Sunday, November 25, 2012

Why a climate urbanism?

I aim to study, broadly speaking, human responses to climate change in urban and urbanizing contexts, especially focused, though not exclusively, on the various disciplines of urban planning, policy, landscape and design in general. Some of this research might become an opinion piece, a research paper, or maybe a longer work.

Processes like global warming and sea-level rise represent just about the total urbanization of the planet, as Lefebvre anticipated. But I am interested a bit less in the science behind global warming (even while I try to understand it), and more in the human actors that scramble to respond—or to gain advantage from—a changing nature.

I began this informal gathering process because I want to learn more about the ways in which established cities become territories of new forms of accumulation, displacement, and re-development based upon notions of catastrophe and climate disaster. This research begins from a growing angst, for me, that the quickening pace of unpredictable super-climate is not only real, but all-too real for those who have the least political capital and social agency to make do with what I see as emergent climate Enclosures.


For example, to put it in the words of Michael Kimmelman, the New York Times architecture critic, in the wake of Hurricane Sandy: "more difficult still will be staring down the pain, dislocation and inequity that promise to upend lives, undo communities and shake assumptions about city life and society."

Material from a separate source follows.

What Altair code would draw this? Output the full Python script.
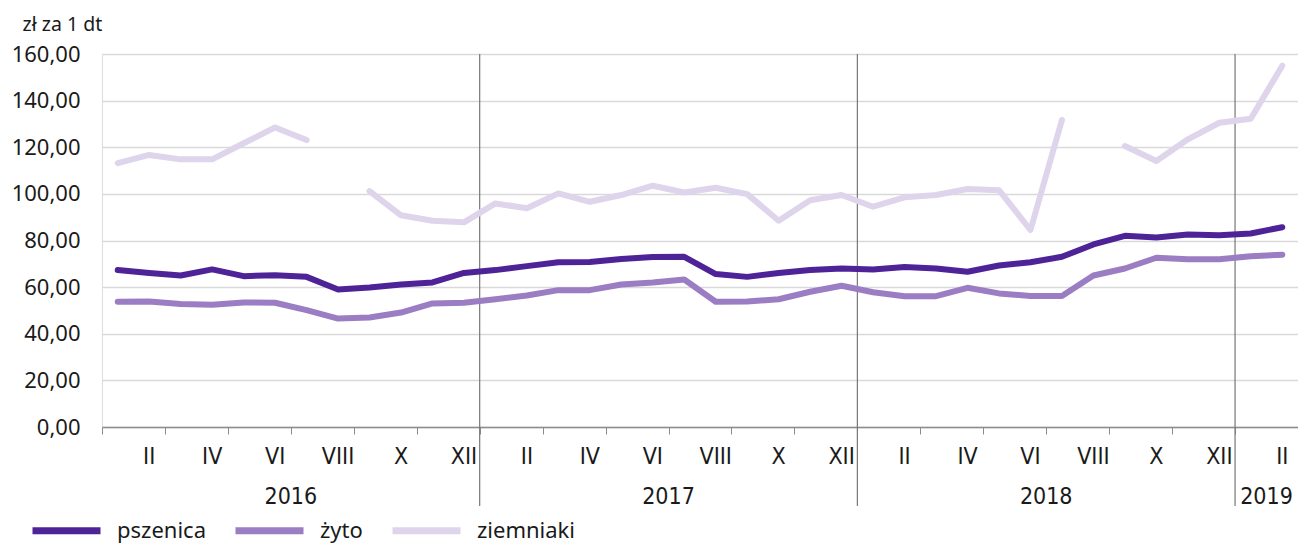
import altair as alt
import pandas as pd

roman = ["I", "II", "III", "IV", "V", "VI", "VII", "VIII", "IX", "X", "XI", "XII"]
years = [2016, 2017, 2018, 2019]
n_months = 38

pszenica = [67.3, 66.1, 65.0, 67.6, 64.7, 65.1, 64.4, 59.0, 59.8, 61.1, 62.0, 66.1,
            67.3, 69.0, 70.7, 70.8, 72.1, 72.9, 73.0, 65.6, 64.4, 66.1, 67.3, 68.0,
            67.6, 68.6, 68.0, 66.6, 69.3, 70.7, 73.0, 78.3, 82.0, 81.3, 82.6, 82.3,
            83.0, 85.7]
zyto = [53.7, 53.8, 52.8, 52.4, 53.4, 53.3, 50.1, 46.5, 47.0, 49.1, 53.0, 53.3,
        54.8, 56.4, 58.7, 58.7, 61.1, 62.0, 63.3, 53.7, 53.8, 54.8, 58.0, 60.6,
        57.8, 56.1, 56.1, 59.7, 57.3, 56.2, 56.2, 65.0, 68.0, 72.6, 72.0, 72.0,
        73.2, 73.9]
ziemniaki = [113.2, 116.7, 114.8, 114.8, 121.7, 128.5, 123.1, None, 101.2, 90.8, 88.5, 87.8,
             95.9, 93.8, 100.2, 96.6, 99.5, 103.5, 100.6, 102.6, 99.9, 88.5, 97.3, 99.5,
             94.5, 98.5, 99.5, 102.1, 101.6, 84.5, 131.7, None, 120.5, 114.1, 123.4, 130.5,
             132.2, 155.0]

series_names = ["pszenica", "żyto", "ziemniaki"]
series_values = [pszenica, zyto, ziemniaki]
colors = ["#4F2398", "#9B7DC3", "#DED4EC"]

rows = []
for name, vals in zip(series_names, series_values):
    for i, v in enumerate(vals):
        rows.append({"x": i + 0.5, "v": v, "s": name, "o": i})
df = pd.DataFrame(rows)

month_rows = []
for i in range(n_months):
    m = i % 12
    if (m + 1) % 2 == 0:
        month_rows.append({"x": i + 0.5, "lab": roman[m]})
month_df = pd.DataFrame(month_rows)

year_rows = []
sep_rows = []
for k, yr in enumerate(years):
    start = k * 12
    end = min(start + 12, n_months)
    year_rows.append({"x": (start + end) / 2, "lab": str(yr)})
    if k > 0:
        sep_rows.append({"x": start})
year_df = pd.DataFrame(year_rows)
sep_df = pd.DataFrame(sep_rows)

FONT = "Noto Sans"
COND = "DejaVu Sans Condensed, Liberation Sans Narrow, Noto Sans, sans-serif"

xscale = alt.Scale(domain=[0, n_months], nice=False, zero=False)
yscale = alt.Scale(domain=[0, 160], nice=False)

lines = alt.Chart(df).mark_line(strokeWidth=6, strokeCap="round", strokeJoin="round").encode(
    x=alt.X("x:Q", scale=xscale,
            axis=alt.Axis(values=list(range(0, n_months + 1)), labels=False, grid=False,
                          tickSize=7, tickColor="#8c8c8c", domainColor="#8c8c8c",
                          tickWidth=1, domainWidth=1.5, title=None)),
    y=alt.Y("v:Q", scale=yscale,
            axis=alt.Axis(values=list(range(0, 161, 20)),
                          labelExpr="replace(format(datum.value, '.2f'), '.', ',')",
                          grid=True, gridColor="#D9D9D9", gridWidth=1.5,
                          domain=False, ticks=False, labelPadding=22,
                          labelFont=FONT, labelFontSize=22, labelColor="#1a1a1a",
                          title="zł za 1 dt", titleAngle=0, titleX=-80, titleY=-24,
                          titleAlign="left", titleBaseline="alphabetic",
                          titleFont=FONT, titleFontSize=19.5, titleFontWeight="normal",
                          titleColor="#1a1a1a")),
    color=alt.Color("s:N", scale=alt.Scale(domain=series_names, range=colors),
                    sort=series_names,
                    legend=alt.Legend(orient="none", direction="horizontal",
                                      legendX=-73, legendY=439, title=None,
                                      symbolType="stroke", symbolSize=4624,
                                      symbolStrokeWidth=7, labelOffset=13,
                                      columnPadding=15, labelFont=FONT,
                                      labelFontSize=22, labelColor="#1a1a1a",
                                      labelLimit=300)),
    order=alt.Order("o:Q"),
)

seps = alt.Chart(sep_df).mark_rule(color="#777777", strokeWidth=1.2).encode(
    x=alt.X("x:Q", scale=xscale),
    y=alt.value(0),
    y2=alt.value(452),
)

months_txt = alt.Chart(month_df).mark_text(
    font=COND, fontSize=23, color="#1a1a1a", baseline="middle", align="center"
).encode(
    x=alt.X("x:Q", scale=xscale),
    y=alt.value(402.7),
    text="lab:N",
)

years_txt = alt.Chart(year_df).mark_text(
    font=COND, fontSize=23, color="#1a1a1a", baseline="middle", align="center"
).encode(
    x=alt.X("x:Q", scale=xscale),
    y=alt.value(443.3),
    text="lab:N",
)

chart = alt.layer(seps, lines, months_txt, years_txt).properties(
    width=1196, height=373,
    autosize=alt.AutoSizeParams(type="none"),
    padding={"left": 94, "top": 46, "right": 0, "bottom": 118},
).configure_view(stroke=None).configure(background="white")

chart.save("out.html", embed_options={"renderer": "svg", "actions": False})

As Kimmelman lays it out quite clearly in that instantly historic opinion piece, the burden of climate adaptation must be carried by the nameless "communities" that are construed, in common discourses, as "at risk" or "vulnerable," and thereby too expensive to save. (And yet one never sees, say, any of New York City's banks deemed too risky for themselves or too costly for the planet to occupy urban land). Their resistance to change must be, in his exact words, stared down. In the same article, Kimmelman becomes nostalgic for the meat axe approach of infamous planner Robert Moses:
The defeat of Westway, a Moses-scale proposal during the 1980s to bury the West Side Highway and cover it with parkland and new development, in a sense became the public’s epitaph for Moses. Whether that defeat was bad for the city is a question for another time. But New York became more attuned to community-based initiatives, to preservation, environmentalism and circumspection, all good things in ordinary circumstances. 
At the same time it lost something of its nerve.
Lost something of its nerve. It is precisely my interest in this blog to speculate and explore how urban alliances, coalitions, and governments muster that so-called nerve, and decide what to do with it. Who carries the burden of transformations to the planet? How; where? 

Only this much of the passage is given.